Part of a data file

━━━━━━━━━━━━━━━━━━━━━━━━━━━━━━

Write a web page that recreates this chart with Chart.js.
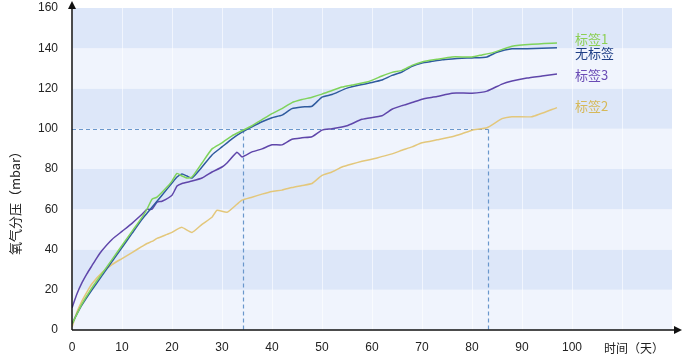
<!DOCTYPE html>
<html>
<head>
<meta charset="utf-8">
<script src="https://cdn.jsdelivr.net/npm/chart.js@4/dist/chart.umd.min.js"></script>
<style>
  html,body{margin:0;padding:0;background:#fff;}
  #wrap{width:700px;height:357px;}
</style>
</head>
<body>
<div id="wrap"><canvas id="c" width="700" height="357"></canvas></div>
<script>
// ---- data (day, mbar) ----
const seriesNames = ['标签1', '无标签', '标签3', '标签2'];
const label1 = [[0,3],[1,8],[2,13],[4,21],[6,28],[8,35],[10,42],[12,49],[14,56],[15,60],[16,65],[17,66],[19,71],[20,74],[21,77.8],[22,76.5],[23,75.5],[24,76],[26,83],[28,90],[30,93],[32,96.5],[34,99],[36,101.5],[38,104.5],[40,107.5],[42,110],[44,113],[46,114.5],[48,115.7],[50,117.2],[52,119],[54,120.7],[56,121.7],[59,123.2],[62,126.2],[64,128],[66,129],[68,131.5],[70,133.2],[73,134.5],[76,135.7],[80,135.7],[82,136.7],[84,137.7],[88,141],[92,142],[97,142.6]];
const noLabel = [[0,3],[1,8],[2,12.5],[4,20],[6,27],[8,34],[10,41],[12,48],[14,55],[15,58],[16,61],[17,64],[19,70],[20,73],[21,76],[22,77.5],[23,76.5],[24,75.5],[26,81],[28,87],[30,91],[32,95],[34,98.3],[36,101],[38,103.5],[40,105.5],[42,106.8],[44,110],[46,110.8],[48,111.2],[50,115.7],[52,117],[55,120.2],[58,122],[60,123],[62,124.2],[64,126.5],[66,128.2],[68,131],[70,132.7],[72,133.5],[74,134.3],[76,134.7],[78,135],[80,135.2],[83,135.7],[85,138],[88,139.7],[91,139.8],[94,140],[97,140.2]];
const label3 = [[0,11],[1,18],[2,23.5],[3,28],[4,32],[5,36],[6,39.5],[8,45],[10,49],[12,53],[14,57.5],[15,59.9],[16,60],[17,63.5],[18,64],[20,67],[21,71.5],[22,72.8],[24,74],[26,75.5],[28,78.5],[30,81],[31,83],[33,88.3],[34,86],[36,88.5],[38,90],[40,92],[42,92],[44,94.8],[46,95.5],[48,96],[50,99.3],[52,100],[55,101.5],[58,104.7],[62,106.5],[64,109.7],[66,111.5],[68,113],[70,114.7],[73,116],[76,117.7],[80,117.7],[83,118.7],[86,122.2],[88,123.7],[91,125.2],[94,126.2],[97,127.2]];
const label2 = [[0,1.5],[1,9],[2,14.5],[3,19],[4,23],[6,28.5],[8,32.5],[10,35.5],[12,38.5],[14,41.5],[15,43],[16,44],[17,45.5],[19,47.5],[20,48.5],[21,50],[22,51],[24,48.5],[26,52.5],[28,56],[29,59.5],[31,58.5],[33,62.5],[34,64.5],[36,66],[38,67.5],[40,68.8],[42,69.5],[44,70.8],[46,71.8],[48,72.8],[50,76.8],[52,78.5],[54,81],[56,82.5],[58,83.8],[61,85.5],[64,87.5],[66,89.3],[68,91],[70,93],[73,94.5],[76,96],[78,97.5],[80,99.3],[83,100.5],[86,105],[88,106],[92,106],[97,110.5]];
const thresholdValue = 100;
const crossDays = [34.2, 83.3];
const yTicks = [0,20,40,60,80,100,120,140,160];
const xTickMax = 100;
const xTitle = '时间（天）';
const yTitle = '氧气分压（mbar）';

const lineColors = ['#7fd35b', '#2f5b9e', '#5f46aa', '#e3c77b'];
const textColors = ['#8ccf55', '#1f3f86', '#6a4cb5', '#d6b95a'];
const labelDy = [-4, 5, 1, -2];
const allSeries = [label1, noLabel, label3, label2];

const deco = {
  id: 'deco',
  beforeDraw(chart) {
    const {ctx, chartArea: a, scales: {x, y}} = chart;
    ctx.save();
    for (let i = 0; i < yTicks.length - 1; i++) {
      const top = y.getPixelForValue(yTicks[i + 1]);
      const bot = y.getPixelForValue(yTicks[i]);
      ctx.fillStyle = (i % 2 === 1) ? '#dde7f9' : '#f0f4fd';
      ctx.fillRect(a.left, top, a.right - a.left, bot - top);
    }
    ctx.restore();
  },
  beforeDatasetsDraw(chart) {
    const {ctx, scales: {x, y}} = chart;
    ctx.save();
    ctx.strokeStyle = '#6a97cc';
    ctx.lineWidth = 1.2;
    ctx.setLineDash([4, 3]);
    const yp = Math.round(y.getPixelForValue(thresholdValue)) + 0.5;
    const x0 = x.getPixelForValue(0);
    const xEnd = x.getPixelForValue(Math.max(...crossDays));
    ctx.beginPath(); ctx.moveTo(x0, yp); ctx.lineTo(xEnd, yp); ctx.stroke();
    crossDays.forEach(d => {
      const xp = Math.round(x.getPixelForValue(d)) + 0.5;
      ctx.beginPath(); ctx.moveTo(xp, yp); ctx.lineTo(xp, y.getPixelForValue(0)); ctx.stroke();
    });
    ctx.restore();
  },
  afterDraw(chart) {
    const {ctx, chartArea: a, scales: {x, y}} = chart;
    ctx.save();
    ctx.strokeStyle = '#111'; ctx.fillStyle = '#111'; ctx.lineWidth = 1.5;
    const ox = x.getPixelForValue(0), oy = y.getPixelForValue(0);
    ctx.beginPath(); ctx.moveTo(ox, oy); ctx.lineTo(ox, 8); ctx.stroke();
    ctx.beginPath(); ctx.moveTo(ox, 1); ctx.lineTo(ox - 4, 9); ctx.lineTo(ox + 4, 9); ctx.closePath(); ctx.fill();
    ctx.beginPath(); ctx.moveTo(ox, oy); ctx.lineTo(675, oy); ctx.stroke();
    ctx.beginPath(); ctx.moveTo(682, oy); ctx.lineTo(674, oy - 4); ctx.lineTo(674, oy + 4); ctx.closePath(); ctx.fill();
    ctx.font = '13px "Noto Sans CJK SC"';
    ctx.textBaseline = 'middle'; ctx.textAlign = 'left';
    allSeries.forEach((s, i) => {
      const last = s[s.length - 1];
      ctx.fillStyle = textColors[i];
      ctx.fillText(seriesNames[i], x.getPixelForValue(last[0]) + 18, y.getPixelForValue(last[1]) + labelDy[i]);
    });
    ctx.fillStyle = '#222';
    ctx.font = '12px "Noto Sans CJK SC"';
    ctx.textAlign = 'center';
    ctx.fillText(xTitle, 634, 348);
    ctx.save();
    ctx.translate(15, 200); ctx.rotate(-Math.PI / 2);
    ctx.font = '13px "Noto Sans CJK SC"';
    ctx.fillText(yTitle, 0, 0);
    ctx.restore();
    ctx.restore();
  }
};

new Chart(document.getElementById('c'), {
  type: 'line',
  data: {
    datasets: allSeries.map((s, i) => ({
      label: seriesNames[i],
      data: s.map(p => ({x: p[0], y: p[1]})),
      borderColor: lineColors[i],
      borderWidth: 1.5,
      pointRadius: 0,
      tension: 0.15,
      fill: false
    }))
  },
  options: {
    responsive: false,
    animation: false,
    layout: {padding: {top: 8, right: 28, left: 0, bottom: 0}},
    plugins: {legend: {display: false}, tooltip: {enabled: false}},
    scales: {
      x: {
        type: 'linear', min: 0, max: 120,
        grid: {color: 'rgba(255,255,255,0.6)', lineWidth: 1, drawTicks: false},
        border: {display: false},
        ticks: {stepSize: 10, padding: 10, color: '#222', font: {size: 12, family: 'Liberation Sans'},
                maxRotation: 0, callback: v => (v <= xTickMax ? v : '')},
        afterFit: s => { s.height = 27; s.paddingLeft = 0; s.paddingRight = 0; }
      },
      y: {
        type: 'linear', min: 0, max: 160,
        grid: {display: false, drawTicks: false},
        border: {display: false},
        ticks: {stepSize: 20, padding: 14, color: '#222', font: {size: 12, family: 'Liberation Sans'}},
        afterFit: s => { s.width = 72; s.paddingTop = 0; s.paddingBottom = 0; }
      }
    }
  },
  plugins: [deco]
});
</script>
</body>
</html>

━━━━━━━━━━━━━━━━━━━━━━━━━━━━━━

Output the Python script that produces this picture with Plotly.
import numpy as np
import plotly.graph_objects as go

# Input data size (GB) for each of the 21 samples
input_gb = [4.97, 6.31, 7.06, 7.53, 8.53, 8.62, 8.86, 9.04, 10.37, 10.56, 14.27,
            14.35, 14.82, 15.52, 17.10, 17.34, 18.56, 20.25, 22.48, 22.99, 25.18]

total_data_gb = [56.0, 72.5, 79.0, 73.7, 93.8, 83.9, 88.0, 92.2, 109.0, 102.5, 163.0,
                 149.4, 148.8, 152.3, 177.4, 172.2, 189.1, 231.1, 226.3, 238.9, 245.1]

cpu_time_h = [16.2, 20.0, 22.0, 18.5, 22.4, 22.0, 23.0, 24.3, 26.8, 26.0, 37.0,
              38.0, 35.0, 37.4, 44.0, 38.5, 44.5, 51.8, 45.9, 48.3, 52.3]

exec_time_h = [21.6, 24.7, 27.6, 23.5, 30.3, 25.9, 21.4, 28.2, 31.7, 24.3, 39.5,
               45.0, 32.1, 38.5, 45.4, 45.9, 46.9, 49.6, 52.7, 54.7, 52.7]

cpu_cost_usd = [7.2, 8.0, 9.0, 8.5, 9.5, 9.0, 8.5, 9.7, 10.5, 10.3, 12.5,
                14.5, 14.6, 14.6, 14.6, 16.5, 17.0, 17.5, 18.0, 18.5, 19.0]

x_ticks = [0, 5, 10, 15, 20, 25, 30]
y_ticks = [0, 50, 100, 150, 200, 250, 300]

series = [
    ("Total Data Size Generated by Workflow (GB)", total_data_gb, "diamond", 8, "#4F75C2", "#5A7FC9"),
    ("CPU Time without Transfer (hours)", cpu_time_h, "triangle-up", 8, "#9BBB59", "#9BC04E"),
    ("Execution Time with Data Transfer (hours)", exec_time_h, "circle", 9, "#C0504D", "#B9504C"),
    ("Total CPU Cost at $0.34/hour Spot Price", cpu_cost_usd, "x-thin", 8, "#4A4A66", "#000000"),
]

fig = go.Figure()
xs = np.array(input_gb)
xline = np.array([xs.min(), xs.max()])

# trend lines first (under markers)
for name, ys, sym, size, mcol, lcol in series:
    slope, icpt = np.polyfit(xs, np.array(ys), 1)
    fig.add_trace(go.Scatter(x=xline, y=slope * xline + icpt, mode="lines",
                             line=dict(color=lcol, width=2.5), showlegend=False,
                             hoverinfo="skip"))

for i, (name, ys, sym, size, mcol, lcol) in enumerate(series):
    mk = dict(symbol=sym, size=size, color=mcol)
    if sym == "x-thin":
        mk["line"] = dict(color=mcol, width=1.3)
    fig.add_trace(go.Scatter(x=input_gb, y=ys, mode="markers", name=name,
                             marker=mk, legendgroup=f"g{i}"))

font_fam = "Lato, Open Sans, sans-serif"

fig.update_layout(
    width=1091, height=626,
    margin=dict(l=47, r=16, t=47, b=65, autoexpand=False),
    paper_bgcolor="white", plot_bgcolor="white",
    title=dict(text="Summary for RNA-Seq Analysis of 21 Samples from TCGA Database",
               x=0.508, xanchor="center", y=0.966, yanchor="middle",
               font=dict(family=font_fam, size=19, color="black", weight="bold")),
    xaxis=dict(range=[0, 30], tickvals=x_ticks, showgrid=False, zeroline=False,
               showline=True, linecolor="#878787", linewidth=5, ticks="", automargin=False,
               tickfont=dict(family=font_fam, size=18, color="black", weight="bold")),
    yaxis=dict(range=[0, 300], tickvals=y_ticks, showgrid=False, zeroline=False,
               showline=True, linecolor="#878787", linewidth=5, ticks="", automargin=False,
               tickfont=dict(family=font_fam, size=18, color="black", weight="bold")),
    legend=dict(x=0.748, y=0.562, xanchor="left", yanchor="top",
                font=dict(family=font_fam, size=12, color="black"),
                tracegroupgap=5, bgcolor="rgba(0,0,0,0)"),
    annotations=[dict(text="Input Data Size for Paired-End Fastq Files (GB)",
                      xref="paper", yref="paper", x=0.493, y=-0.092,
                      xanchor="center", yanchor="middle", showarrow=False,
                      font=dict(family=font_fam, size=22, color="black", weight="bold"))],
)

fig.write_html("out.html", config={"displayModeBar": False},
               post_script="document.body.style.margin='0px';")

━━━━━━━━━━━━━━━━━━━━━━━━━━━━━━

→ **Objective**
Everything from the line with "Output the Python" through the line with "y_ticks = [0, 50, 100, 150, 200, 250, 300]" is to be output exactly; leave out all other lines.

→ **Solution for this exercise**
Output the Python script that produces this picture with Plotly.
import numpy as np
import plotly.graph_objects as go

# Input data size (GB) for each of the 21 samples
input_gb = [4.97, 6.31, 7.06, 7.53, 8.53, 8.62, 8.86, 9.04, 10.37, 10.56, 14.27,
            14.35, 14.82, 15.52, 17.10, 17.34, 18.56, 20.25, 22.48, 22.99, 25.18]

total_data_gb = [56.0, 72.5, 79.0, 73.7, 93.8, 83.9, 88.0, 92.2, 109.0, 102.5, 163.0,
                 149.4, 148.8, 152.3, 177.4, 172.2, 189.1, 231.1, 226.3, 238.9, 245.1]

cpu_time_h = [16.2, 20.0, 22.0, 18.5, 22.4, 22.0, 23.0, 24.3, 26.8, 26.0, 37.0,
              38.0, 35.0, 37.4, 44.0, 38.5, 44.5, 51.8, 45.9, 48.3, 52.3]

exec_time_h = [21.6, 24.7, 27.6, 23.5, 30.3, 25.9, 21.4, 28.2, 31.7, 24.3, 39.5,
               45.0, 32.1, 38.5, 45.4, 45.9, 46.9, 49.6, 52.7, 54.7, 52.7]

cpu_cost_usd = [7.2, 8.0, 9.0, 8.5, 9.5, 9.0, 8.5, 9.7, 10.5, 10.3, 12.5,
                14.5, 14.6, 14.6, 14.6, 16.5, 17.0, 17.5, 18.0, 18.5, 19.0]

x_ticks = [0, 5, 10, 15, 20, 25, 30]
y_ticks = [0, 50, 100, 150, 200, 250, 300]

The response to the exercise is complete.